# Your objective
Output the entries below exactly as written, omitting pictures.

:::::

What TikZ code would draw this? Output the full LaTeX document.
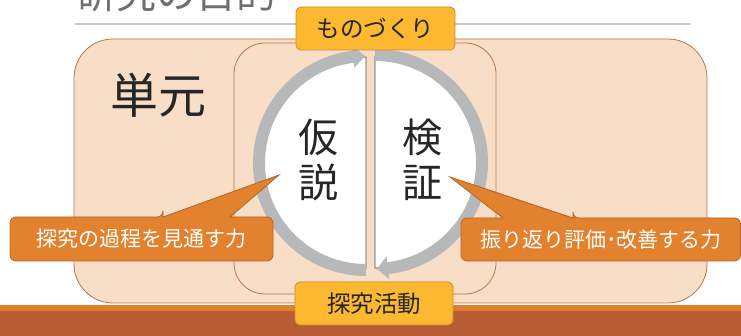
\documentclass[tikz,border=0pt]{standalone}
\usepackage{fontspec}
\setmainfont{Noto Sans CJK JP}
\usetikzlibrary{calc}
\definecolor{peach}{HTML}{F8DEC7}
\definecolor{peachline}{HTML}{B5774B}
\definecolor{callfill}{HTML}{E2812E}
\definecolor{callline}{HTML}{B0662C}
\definecolor{yfill}{HTML}{FDB831}
\definecolor{yline}{HTML}{C98C2C}
\definecolor{ringgray}{HTML}{B6B8BA}
\definecolor{bandorange}{HTML}{E2802E}
\definecolor{bandbrown}{HTML}{B95C36}
\definecolor{titlegray}{HTML}{6E6E6E}
\definecolor{rulegray}{HTML}{C6C6C6}
\definecolor{ink}{HTML}{262626}
\definecolor{edgegray}{HTML}{4A4A4A}
\tikzset{
  panel/.style={fill=peach, draw=peachline, line width=0.8pt},
  ringarc/.style={draw=ringgray, line width=12pt},
  half/.style={fill=white, draw=edgegray, line width=0.9pt},
  callshape/.style={fill=callfill, draw=callline, line width=0.8pt},
  calltext/.style={text=white, font=\fontsize{21}{22}\selectfont, inner sep=0pt},
  ybox/.style={fill=yfill, draw=yline, line width=0.8pt, rounded corners=5pt, text=ink, font=\fontsize{23.5}{24}\selectfont},
  bigchar/.style={text=ink, align=center, inner sep=0pt}
}
\begin{document}
\begin{tikzpicture}[x=1pt,y=-1pt]
\useasboundingbox (0,0) rectangle (741,336);
\clip (0,0) rectangle (741,336);
% title and rule
\node[anchor=base west, font=\fontsize{40}{40}\selectfont, text=titlegray, inner sep=0pt] (title) at (76,9) {研究の目的};
\draw[rulegray, line width=1.5pt] (75,24) -- (690,24);
% bottom band
\fill[bandorange] (0,305) rectangle (741,311);
\fill[bandbrown] (0,311) rectangle (741,336);
% panels
\draw[panel, rounded corners=39pt] (74,39) rectangle (707,303);
\draw[panel, rounded corners=31pt] (234,43) rectangle (496,294);
\node[bigchar, font=\fontsize{48}{48}\selectfont] (unit) at (158,95) {単元};
% circle halves
\coordinate (C1) at (366,163);
\coordinate (C2) at (375,162);
\draw[half] (366,57) arc[start angle=270, end angle=90, radius=106] -- cycle;
\draw[half] (375,56) arc[start angle=270, end angle=450, radius=106] -- cycle;
% ring arcs with arrowheads
\draw[ringarc] ($(C1)+(90:107)$) arc[start angle=90, end angle=264, radius=107];
\fill[ringgray] ($(C1)+(263:96)$) -- ($(C1)+(263:119)$) -- ($(C1)+(269.5:107)$) -- cycle;
\draw[ringarc] ($(C2)+(270:107)$) arc[start angle=270, end angle=444, radius=107];
\fill[ringgray] ($(C2)+(443:95)$) -- ($(C2)+(443:118)$) -- ($(C2)+(449:107)$) -- cycle;
\node[bigchar, font=\fontsize{40}{45}\selectfont] (hyp) at (318,160) {仮\\説};
\node[bigchar, font=\fontsize{40}{45}\selectfont] (ver) at (422,160) {検\\証};
% left callout
\draw[callshape] (163,217) -- (279,175) -- (230,217) [rounded corners=6pt] -- (273,217) -- (273,261) -- (10,261) -- (10,217) -- (163,217) [sharp corners] -- cycle;
\node[calltext] (lcall) at (141,239) {探究の過程を見通す力};
% right callout
\draw[callshape] (573,218) -- (450,177) -- (503,218) [rounded corners=6pt] -- (461,218) -- (461,261) -- (740.5,261) -- (740.5,218) -- (573,218) [sharp corners] -- cycle;
\node[calltext] (rcall) at (601,240) {振り返り評価･改善する力};
% top and bottom boxes
\node[ybox, minimum width=159pt, minimum height=43pt] (make) at (375.5,28.5) {ものづくり};
\node[ybox, minimum width=158pt, minimum height=43pt] (inq) at (374,303.5) {探究活動};
\end{tikzpicture}
\end{document}
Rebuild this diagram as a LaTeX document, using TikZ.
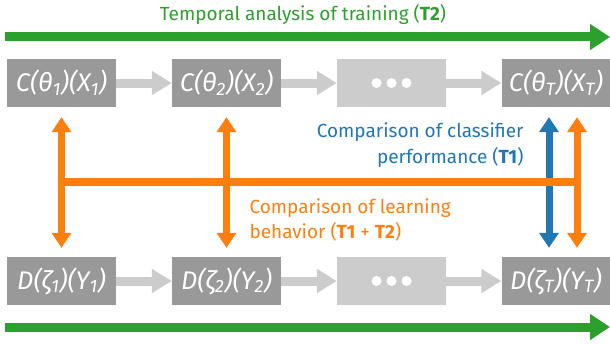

:::::

# Written solution
What TikZ code would draw this? Output the full LaTeX document.
\documentclass[tikz,border=0pt]{standalone}
\usepackage{fontspec}
\setmainfont{Noto Sans CJK JP}
\usetikzlibrary{calc}
\definecolor{peach}{HTML}{F8DEC7}
\definecolor{peachline}{HTML}{B5774B}
\definecolor{callfill}{HTML}{E2812E}
\definecolor{callline}{HTML}{B0662C}
\definecolor{yfill}{HTML}{FDB831}
\definecolor{yline}{HTML}{C98C2C}
\definecolor{ringgray}{HTML}{B6B8BA}
\definecolor{bandorange}{HTML}{E2802E}
\definecolor{bandbrown}{HTML}{B95C36}
\definecolor{titlegray}{HTML}{6E6E6E}
\definecolor{rulegray}{HTML}{C6C6C6}
\definecolor{ink}{HTML}{262626}
\definecolor{edgegray}{HTML}{4A4A4A}
\tikzset{
  panel/.style={fill=peach, draw=peachline, line width=0.8pt},
  ringarc/.style={draw=ringgray, line width=12pt},
  half/.style={fill=white, draw=edgegray, line width=0.9pt},
  callshape/.style={fill=callfill, draw=callline, line width=0.8pt},
  calltext/.style={text=white, font=\fontsize{21}{22}\selectfont, inner sep=0pt},
  ybox/.style={fill=yfill, draw=yline, line width=0.8pt, rounded corners=5pt, text=ink, font=\fontsize{23.5}{24}\selectfont},
  bigchar/.style={text=ink, align=center, inner sep=0pt}
}
\begin{document}
\begin{tikzpicture}[x=1pt,y=-1pt]
\useasboundingbox (0,0) rectangle (741,336);
\clip (0,0) rectangle (741,336);
% title and rule
\node[anchor=base west, font=\fontsize{40}{40}\selectfont, text=titlegray, inner sep=0pt] (title) at (76,9) {研究の目的};
\draw[rulegray, line width=1.5pt] (75,24) -- (690,24);
% bottom band
\fill[bandorange] (0,305) rectangle (741,311);
\fill[bandbrown] (0,311) rectangle (741,336);
% panels
\draw[panel, rounded corners=39pt] (74,39) rectangle (707,303);
\draw[panel, rounded corners=31pt] (234,43) rectangle (496,294);
\node[bigchar, font=\fontsize{48}{48}\selectfont] (unit) at (158,95) {単元};
% circle halves
\coordinate (C1) at (366,163);
\coordinate (C2) at (375,162);
\draw[half] (366,57) arc[start angle=270, end angle=90, radius=106] -- cycle;
\draw[half] (375,56) arc[start angle=270, end angle=450, radius=106] -- cycle;
% ring arcs with arrowheads
\draw[ringarc] ($(C1)+(90:107)$) arc[start angle=90, end angle=264, radius=107];
\fill[ringgray] ($(C1)+(263:96)$) -- ($(C1)+(263:119)$) -- ($(C1)+(269.5:107)$) -- cycle;
\draw[ringarc] ($(C2)+(270:107)$) arc[start angle=270, end angle=444, radius=107];
\fill[ringgray] ($(C2)+(443:95)$) -- ($(C2)+(443:118)$) -- ($(C2)+(449:107)$) -- cycle;
\node[bigchar, font=\fontsize{40}{45}\selectfont] (hyp) at (318,160) {仮\\説};
\node[bigchar, font=\fontsize{40}{45}\selectfont] (ver) at (422,160) {検\\証};
% left callout
\draw[callshape] (163,217) -- (279,175) -- (230,217) [rounded corners=6pt] -- (273,217) -- (273,261) -- (10,261) -- (10,217) -- (163,217) [sharp corners] -- cycle;
\node[calltext] (lcall) at (141,239) {探究の過程を見通す力};
% right callout
\draw[callshape] (573,218) -- (450,177) -- (503,218) [rounded corners=6pt] -- (461,218) -- (461,261) -- (740.5,261) -- (740.5,218) -- (573,218) [sharp corners] -- cycle;
\node[calltext] (rcall) at (601,240) {振り返り評価･改善する力};
% top and bottom boxes
\node[ybox, minimum width=159pt, minimum height=43pt] (make) at (375.5,28.5) {ものづくり};
\node[ybox, minimum width=158pt, minimum height=43pt] (inq) at (374,303.5) {探究活動};
\end{tikzpicture}
\end{document}
Rebuild this diagram as a LaTeX document, using TikZ.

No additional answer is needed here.